Ghazwul fikri adalah peperangan yang tidak
menggunakan senjata api, namun ia merusak pola fikir ( akidah ) sehingga
berimbas pada perilaku yang digelorakan oleh kaum yang tidak senang dengan
Islam, identitas Islam tetap dianut namun perilaku dan pemikiran sama sekali tidak mencerminkan akhlak Islami.
Perang ini sangat berbahaya sebab ia merangsek kedalam diri
umat Islam tanpa disadari dengan menyebarkan keragu-raguan dalam pondasi
keislaman sehingga Islam sebagai ajaran akan ditinggalkan perlahan-lahan oleh
pemeluknya,
Kata-kata
Mulai dari meninggalkan tutur kata islami, sehingga
kata-kata yang keluar dari lisan manusia sudah jauh dari nilai Islam bahkan
tidak bermakna sama sekali, kasar dan arogan terhadap umat islam, tidak ada
simpati sama sekalai terhadap islam dan kaum muslimin.
Pakaian
Cara berbusana, sehingga perlahan-lahan umat islam akan
meninggalkan cara berpakaian islami yang menutup aurat. Kaum wanita bangga
dengan memamerkan auratnya dan membiarkan terbuka dan dinikmati oleh siapa
saja. Ketika ditegur mereka menjawab ini hak asasi dan bagian dari privasi
saya, apa urusannya dengan anda.
Gaya hidup
Orang lebih senang dengan gaya hidup yang free, serba bebas.
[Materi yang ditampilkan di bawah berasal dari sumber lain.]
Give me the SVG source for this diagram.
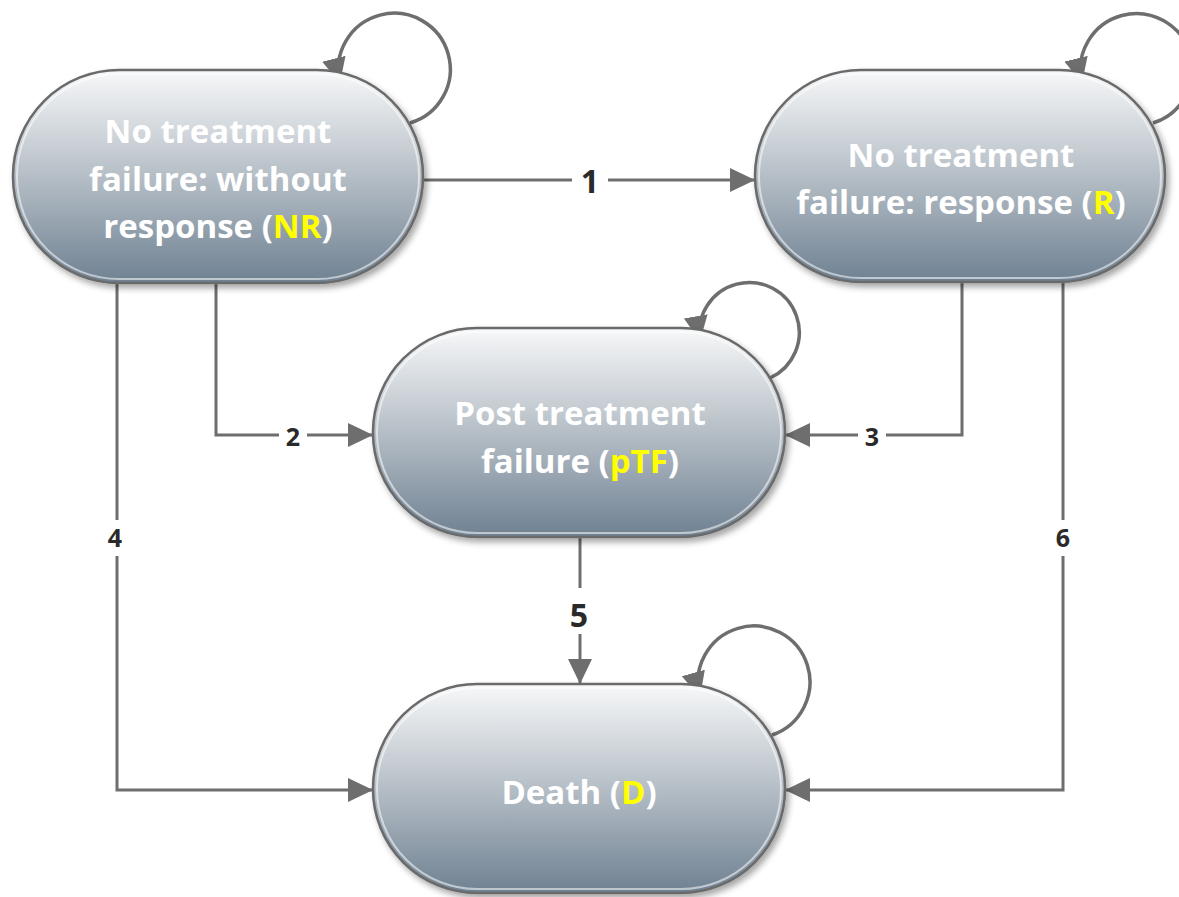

Tidak mau ada aturan dan kekangan dari siapapun dan dari pihak manapun. Semua berjalan
tanpa norma dan kebijakan, karena menurut mereka aturan hanya akan mengekang
kreatifitas dan cara perfikir seseorang. Sekarang zaman bebas. Bukan saatnya
lagu ada batasan dan kekangan.
Sejarah awal ghazwul fikri
Di penghujung tahun 1217 M terjadi kesepakatan antara Paus
Roma yang pada saat itu dijabat oleh Honoreus III dengan instansi Kristen Prancis
dipimpin oleh Raja Louis IX pasca
kekalahan perang Salib. Pada tahun 1250 M mulai tercetus ide untuk memerangi
kaum muslimin dari dalam. Belajar dari
perang Salib, kaum muslimin sangat sulit untuk dikalahkan dengan perlawanan fisik
dan senjata. Ide ini memuncak pada tahun 1788 M ketika rencana besar mereka
untuk menghancurkan kaum muslimin berangsur-angsur berjalan dan mulai
menampakkan hasil positif.
Dua Senjata Ghazwul Fikri
Pertama, orientalisme ( isytisyraqiyah )
Maksudnya adalah mempelajari islam dari sudut pandang orang
non islam ( Kristen ) dari segi akidah, sejarah, peradaban, hukum dan
kebudayaan mereka untuk diterapkan dalam internal umat islam. Target utamanya
adalah membuat keraguan terhadap Islam dan hukum-hukum didalamnya. Sehingga ketika
kaum muslimin ragu, mereka akan meninggalkan islam dan berpaling dari ajaran
Islam. [1]
Tiga hal yang diharapkan dari orientalisme ini adalah:
menutup penyebaran islam di negeri negeri Nashrani. Memerangi islam dan
mencabik-cabik ajaran islam dari dalam dan mengajak kaum muslimin untuk menjadi
Nashrani. Bentuknya bisa bemacam-macam diantaranya:
-
Mengingkari kebenaran wahyu
Al Qur’an
-
Mengingkari kenabian
Muhammad Shalallahu Alaihi wa Sallam,
-
Mengingkari hadits sebagai
sumber hukum dalam ajaran Islam.
-
Ke Mahasucian Allah
terbatas dll.
Kedua, Westernisasi ( kebarat-baratan )
Adalah mengambil ajaran barat secara keseluruhan dan bangga
dengan semua yang datang dari Barat. Terutama system hidup dan kebudayaan barat
yang sangat bertentagan dengan ajaran
Islam.
[1] Ru’yatul
Islamiyah Lil Istisyrak hal 7, Ahmad Gharab, Al Islam Baina Ahqad At Tabsyir wad
halal al aisytisyrak, Abdurrahman Amirah.